The merger of Sainsbury’s and Asda would create savings of “at least £500 million” and allow the retailer to lower prices by about ten per cent on many regularly bought items.
The proposed deal, unveiled on this morning (30th April), would see Asda parent Walmart taking a 42 per cent stake in the enlarged Sainsbury’s business as well a receiving £2.975 billion in cash.
The two companies said the merger would generate net EBITDA synergies, post investments in price, across the enlarged group of at least £500 million. These synergies are comprised largely of buying benefits, opening Argos in Asda stores and operational efficiencies. There are no planned Sainsbury’s or Asda store closures as a result of the combination.”
The combined group, which would have sales of some £51 billion, would be headed by Mike Coupe, currently chief executive of Sainsbury’s. Roger Burnley would continue as chief executive of Asda and join the group operating board of the combined business. Coupe and Burnley have worked for both Asda and Sainsbury’s in the course of their careers.
Key savings include:
* £350 million savings from better harmonised buying terms
* £75 million savings from property, including opportunities for Argos within Asda stores
* £75 million savings from operational cost efficiencies
It is expected that the realisation of the identified synergies will require one-off exceptional operating costs of approximately £150 million. There is also an estimated £600m of capital investment – primarily relating to IT system migration and property opportunities for Argos within Asda stores.
The companies have also identified potential for further synergies, which are unquantified at this time, including cross-selling products and services across the Combined Business, leveraging fixed assets and investment capabilities and benefits from the strategic partnership with Walmart.
The two companies are hoping to complete the deal in the second half of 2019. The deal will have to be approved by the Competition and Markets Authority, which could demand sale of parts of one or both businesses.
The aim is to fast track the approval process to phase two. Normally, the first phase of a CMA review, which assesses whether a deal reduces competition, takes about 40 days. The in-depth second phase investigation could take up to 24 weeks.
The combined group could be forced to sell 75 stores by the Competition and Markets Authority, according to research group Global Data.
This calculation is based on the number of postcode sectors where there are both Asda and Sainsbury’s stores. “We think these 75 stores would be the absolute minimum that the CMA will want disposed of,” said Patrick O’Brien, UK retail research director at GlobalData.

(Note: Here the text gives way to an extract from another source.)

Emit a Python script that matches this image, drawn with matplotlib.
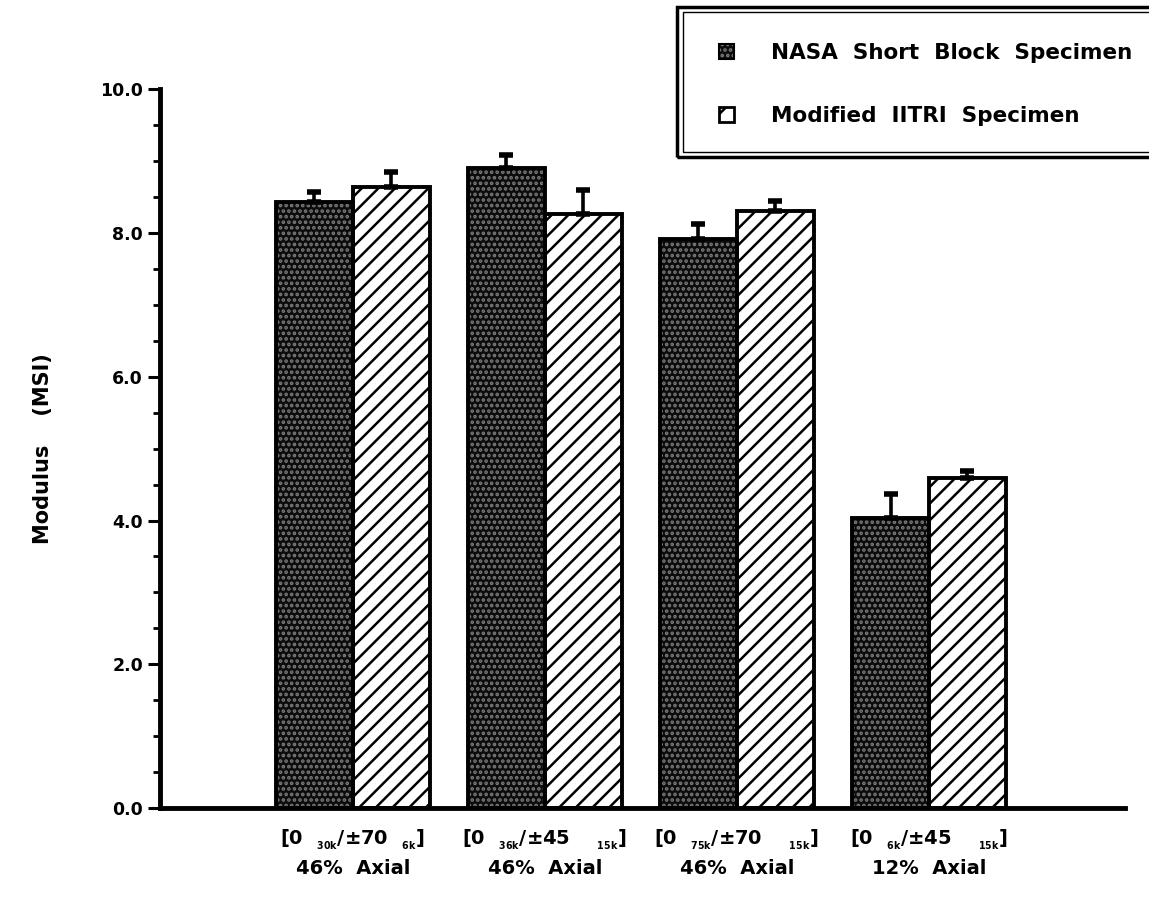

The number could be as high as 197 – the number of postal districts identified by Global Data with both Sainsbury’s and Asda stores. However, postal districts (the first half of the postcode) are quite large, so some store could be far enough apart not to be considered competitors.
Judith McKenna, president and chief executive officer of Walmart International, said: “We believe this combination will create a dynamic new retail player better positioned for even more success in a fast-changing and competitive UK market.”
Coupe said: “Having worked at Asda before Sainsbury’s, I understand the culture and the businesses well and believe they are the best possible fit. This creates a great deal for customers, colleagues, suppliers and shareholders and I am excited about the opportunities ahead and what we can achieve together.”
And Burnley said: “Asda will continue to be Asda, but by coming together with Sainsbury’s, supported by Walmart, we can further accelerate our existing strategy and make our offer even more compelling and competitive.”
Sainsbury’s has a total of 34 distribution centres covering its store and online businesses, including Argos.
Argos also uses a hub and spoke netowrk to fulfil its Fast Track same day deliveries.
Asda has 25 depots serving some 600 stores, petrol stations and click & collect points. It’s transport fleet includes 880 tractor units, 1,729 trailers, 53 petrol tankers, and 1,900 shopping vans.
* Setting out its results for full year 2017-18, Sainsbury’s said it had achieved cost savings of £185 million in logistics, procurement, store operations, energy efficiency, and marketing.
In total, over the past three year it achieved savings of £540 million against a target of £500m.
The retailer said: “We have well-developed plans in place to deliver at least £500 million of cost savings over the next three years with £200 million of these savings to be achieved in 2018/19.”
Sainsbury’s sales for 2017-18 were up nine per cent at £31.7m, while underlying pre-tax profit was up 1.4 per cent at £598m.
* John Hannett, general secretary of shop workers’ union Usdaw, said: “There are distribution workers who aren’t protected by a promise not to close stores. Both companies operate significant nationwide distribution networks employing thousands of staff. We will be seeking urgent clarification on the future for those workers and guarantees for their jobs.”
“We are seeking urgent meetings with both retailers to establish the details of their plans and ensure that the voice of the staff is heard.”